New Delhi: As the battle lines become clear for the Lok Sabha elections with the declaration of candidates, BJP and Congress are headed for direct contests in nearly a third of the seats and their performance in these constituencies will significantly determine the final outcome of the elections.
BJP had done exceedingly well in the direct contests between the two parties in 2014. Of the 189 seats in which the two parties were directly pitted against each other, the BJP had bagged a startling 164 and Congress only 25.
This contributed to the BJP getting a majority on its own in the Lok Sabha, the first time the party was able to achieve the feat.
The 2019 scenario is different as the BJP is now the incumbent and Congress is making an effort to dislodge it. The main opposition party at the Centre has also gained by forming governments in three Hindi heartland states -- Rajasthan, Madhya Pradesh and Chhattisgarh -- that together account for 65 Lok Sabha seats and where the two parties will directly face each other.
Other states where the two parties will square off include Himachal Pradesh (4), Uttarkhand (5), Gujarat (26), Haryana (10), Goa (2), Arunachal Pradesh (2) and Manipur (2). All these are ruled by the BJP.
The two parties will also be the main contenders in the Union terroritories of Chandigarh, Andaman and Nicobar island, Dadra and Nagar Haveli and Daman and Diu.

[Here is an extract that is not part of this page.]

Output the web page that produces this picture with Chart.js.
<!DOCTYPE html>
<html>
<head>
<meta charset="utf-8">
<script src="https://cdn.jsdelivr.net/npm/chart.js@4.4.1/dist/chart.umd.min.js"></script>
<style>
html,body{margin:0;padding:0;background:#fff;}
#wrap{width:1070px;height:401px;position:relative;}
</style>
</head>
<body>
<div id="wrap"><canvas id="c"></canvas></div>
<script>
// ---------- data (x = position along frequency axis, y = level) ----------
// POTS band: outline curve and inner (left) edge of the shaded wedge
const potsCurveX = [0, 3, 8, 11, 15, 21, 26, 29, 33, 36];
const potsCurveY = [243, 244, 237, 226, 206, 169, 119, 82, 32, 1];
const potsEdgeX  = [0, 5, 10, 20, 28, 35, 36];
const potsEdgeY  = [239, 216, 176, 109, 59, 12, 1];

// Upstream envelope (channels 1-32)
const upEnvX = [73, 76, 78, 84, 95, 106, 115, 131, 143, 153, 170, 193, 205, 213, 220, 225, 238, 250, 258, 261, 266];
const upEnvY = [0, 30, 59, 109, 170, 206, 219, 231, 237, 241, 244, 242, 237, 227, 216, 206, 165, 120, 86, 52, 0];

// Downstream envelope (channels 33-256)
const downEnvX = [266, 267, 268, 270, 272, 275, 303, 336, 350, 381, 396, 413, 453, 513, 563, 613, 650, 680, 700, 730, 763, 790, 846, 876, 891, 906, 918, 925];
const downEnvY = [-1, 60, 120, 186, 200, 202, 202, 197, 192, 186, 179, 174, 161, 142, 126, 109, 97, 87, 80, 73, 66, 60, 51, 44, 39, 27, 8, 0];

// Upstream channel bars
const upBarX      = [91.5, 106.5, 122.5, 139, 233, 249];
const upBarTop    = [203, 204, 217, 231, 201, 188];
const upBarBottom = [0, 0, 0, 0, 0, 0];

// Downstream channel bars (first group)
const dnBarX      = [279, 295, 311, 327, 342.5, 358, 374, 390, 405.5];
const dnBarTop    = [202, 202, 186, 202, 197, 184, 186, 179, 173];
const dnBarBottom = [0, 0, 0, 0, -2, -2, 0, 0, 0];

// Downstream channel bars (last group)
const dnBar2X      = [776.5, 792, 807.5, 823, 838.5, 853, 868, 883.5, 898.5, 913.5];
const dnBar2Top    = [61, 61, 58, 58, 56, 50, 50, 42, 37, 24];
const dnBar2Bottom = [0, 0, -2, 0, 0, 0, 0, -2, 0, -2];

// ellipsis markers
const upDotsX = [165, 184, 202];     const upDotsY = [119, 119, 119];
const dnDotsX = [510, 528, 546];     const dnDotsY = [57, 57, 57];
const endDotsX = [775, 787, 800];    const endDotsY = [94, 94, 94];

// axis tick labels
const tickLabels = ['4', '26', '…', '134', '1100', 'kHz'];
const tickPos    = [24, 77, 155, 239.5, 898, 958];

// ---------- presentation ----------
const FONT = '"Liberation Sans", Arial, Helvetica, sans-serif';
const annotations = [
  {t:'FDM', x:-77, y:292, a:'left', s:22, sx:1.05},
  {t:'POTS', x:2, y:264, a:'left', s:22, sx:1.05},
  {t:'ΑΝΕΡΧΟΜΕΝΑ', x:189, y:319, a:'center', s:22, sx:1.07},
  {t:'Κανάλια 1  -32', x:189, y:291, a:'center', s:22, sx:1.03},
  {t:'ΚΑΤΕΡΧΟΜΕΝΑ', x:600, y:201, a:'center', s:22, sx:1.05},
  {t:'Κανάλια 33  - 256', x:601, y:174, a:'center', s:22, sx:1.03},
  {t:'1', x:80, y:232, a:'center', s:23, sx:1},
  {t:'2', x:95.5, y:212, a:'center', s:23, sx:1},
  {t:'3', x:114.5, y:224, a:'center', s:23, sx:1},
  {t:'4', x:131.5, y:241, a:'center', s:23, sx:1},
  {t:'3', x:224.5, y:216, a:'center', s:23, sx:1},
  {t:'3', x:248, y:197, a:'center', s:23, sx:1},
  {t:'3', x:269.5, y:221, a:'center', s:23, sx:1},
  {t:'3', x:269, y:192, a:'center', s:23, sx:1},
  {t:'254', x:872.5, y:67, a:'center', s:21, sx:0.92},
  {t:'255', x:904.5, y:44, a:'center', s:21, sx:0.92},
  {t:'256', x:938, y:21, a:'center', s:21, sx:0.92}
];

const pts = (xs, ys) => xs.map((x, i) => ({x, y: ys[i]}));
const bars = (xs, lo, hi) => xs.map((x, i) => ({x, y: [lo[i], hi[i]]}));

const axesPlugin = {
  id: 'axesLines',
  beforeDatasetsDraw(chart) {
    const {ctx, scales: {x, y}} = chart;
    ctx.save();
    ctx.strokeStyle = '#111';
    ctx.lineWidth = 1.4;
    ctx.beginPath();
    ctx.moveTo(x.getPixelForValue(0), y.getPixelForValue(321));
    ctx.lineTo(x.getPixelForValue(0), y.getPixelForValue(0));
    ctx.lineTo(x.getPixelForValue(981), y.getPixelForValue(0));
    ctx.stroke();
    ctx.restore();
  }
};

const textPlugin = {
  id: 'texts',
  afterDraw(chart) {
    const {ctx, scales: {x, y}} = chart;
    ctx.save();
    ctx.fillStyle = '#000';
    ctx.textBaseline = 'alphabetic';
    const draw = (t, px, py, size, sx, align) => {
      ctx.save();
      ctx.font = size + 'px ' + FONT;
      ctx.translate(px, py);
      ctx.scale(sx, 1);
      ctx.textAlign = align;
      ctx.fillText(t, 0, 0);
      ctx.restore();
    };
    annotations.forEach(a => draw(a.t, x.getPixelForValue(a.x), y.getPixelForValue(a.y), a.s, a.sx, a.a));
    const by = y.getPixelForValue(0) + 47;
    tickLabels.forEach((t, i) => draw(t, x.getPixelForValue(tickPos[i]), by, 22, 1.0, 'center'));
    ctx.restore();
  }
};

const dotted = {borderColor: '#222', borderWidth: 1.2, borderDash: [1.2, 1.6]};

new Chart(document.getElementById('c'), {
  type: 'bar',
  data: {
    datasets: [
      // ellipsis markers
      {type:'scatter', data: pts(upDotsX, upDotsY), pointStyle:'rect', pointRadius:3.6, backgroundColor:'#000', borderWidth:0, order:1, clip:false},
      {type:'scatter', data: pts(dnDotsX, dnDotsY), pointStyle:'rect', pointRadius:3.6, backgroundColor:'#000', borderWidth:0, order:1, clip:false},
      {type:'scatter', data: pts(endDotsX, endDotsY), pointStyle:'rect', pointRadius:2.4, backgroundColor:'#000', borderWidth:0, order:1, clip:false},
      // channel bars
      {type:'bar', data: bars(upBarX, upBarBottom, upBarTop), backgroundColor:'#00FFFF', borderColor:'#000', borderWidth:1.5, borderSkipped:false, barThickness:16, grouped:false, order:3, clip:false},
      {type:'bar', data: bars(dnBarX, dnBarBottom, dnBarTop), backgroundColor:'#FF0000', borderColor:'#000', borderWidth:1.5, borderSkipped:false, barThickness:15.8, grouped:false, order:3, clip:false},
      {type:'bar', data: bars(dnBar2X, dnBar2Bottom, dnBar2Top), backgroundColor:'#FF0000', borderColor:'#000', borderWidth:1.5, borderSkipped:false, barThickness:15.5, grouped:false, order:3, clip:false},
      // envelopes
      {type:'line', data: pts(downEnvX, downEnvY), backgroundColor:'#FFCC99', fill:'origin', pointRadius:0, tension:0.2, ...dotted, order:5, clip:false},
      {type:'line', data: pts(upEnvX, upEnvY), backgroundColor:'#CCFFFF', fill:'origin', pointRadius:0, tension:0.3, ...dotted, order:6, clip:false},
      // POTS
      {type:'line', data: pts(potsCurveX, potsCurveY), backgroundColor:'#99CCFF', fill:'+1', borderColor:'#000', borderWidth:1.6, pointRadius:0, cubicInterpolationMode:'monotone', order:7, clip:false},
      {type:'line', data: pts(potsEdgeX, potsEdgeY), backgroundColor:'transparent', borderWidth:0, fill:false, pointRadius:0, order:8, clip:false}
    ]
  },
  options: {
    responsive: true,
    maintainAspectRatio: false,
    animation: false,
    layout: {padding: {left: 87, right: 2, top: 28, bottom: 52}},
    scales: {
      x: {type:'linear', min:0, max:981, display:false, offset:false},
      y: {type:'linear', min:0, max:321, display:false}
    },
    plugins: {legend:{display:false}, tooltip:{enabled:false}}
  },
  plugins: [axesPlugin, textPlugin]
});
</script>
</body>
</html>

There will be seats in other states where the two parties will be against each other directly. These include 21 of 28 seats in Karanataka, 11 of 14 seats in Assam, seven of 14 seats in Jharkhand and several seats in Maharashtra including some high-profile contests in Mumbai.
The BJP will face off with the Congress on three seats in Punjab and three in Jammu and Kashmir. There will be important contests between the Congress and BJP on at least two seats in Uttar Pradesh -- Amethi and Rae Bareli -- and on some seats in Bihar such as Patna Sahib.
In states such as Haryana, there are other smaller players, including the Indian National Lok Dal and the newly-formed Jannayak Janata Party (JJP), besides the Aam Aadmi Party.
AAP had won four Lok Sabha seats in Punjab in 2014 but is now regarded as a relatively weak force. The Punjab Democratic Alliance (PDA), which is seeking to emerge as the third alternative in the state, is also fielding candidates in several seats. The PDA comprises Punjab Ekta Party, BSP, Lok Insaaf Party and the Punjab Manch.
Though the contest is mainly between the Congress and BJP in Gujarat, the Nationalist Congress Party has decided to contest all the seats and this could split the opposition vote. Similarly, there are regional players in Chhattisgarh.
In Delhi it will be a triangular fight between BJP, Congress and Aam Aadmi Party unless there is an understanding between the two to defeat the BJP.
The Congress and BJP will see some prestigious contests, including in Bhopal, where the Congress has fielded former Madhya Pradesh Chief Minister Digvijaya Singh and in Nainital, where it has fielded former Uttarakhand Chief Minister Harish Rawat.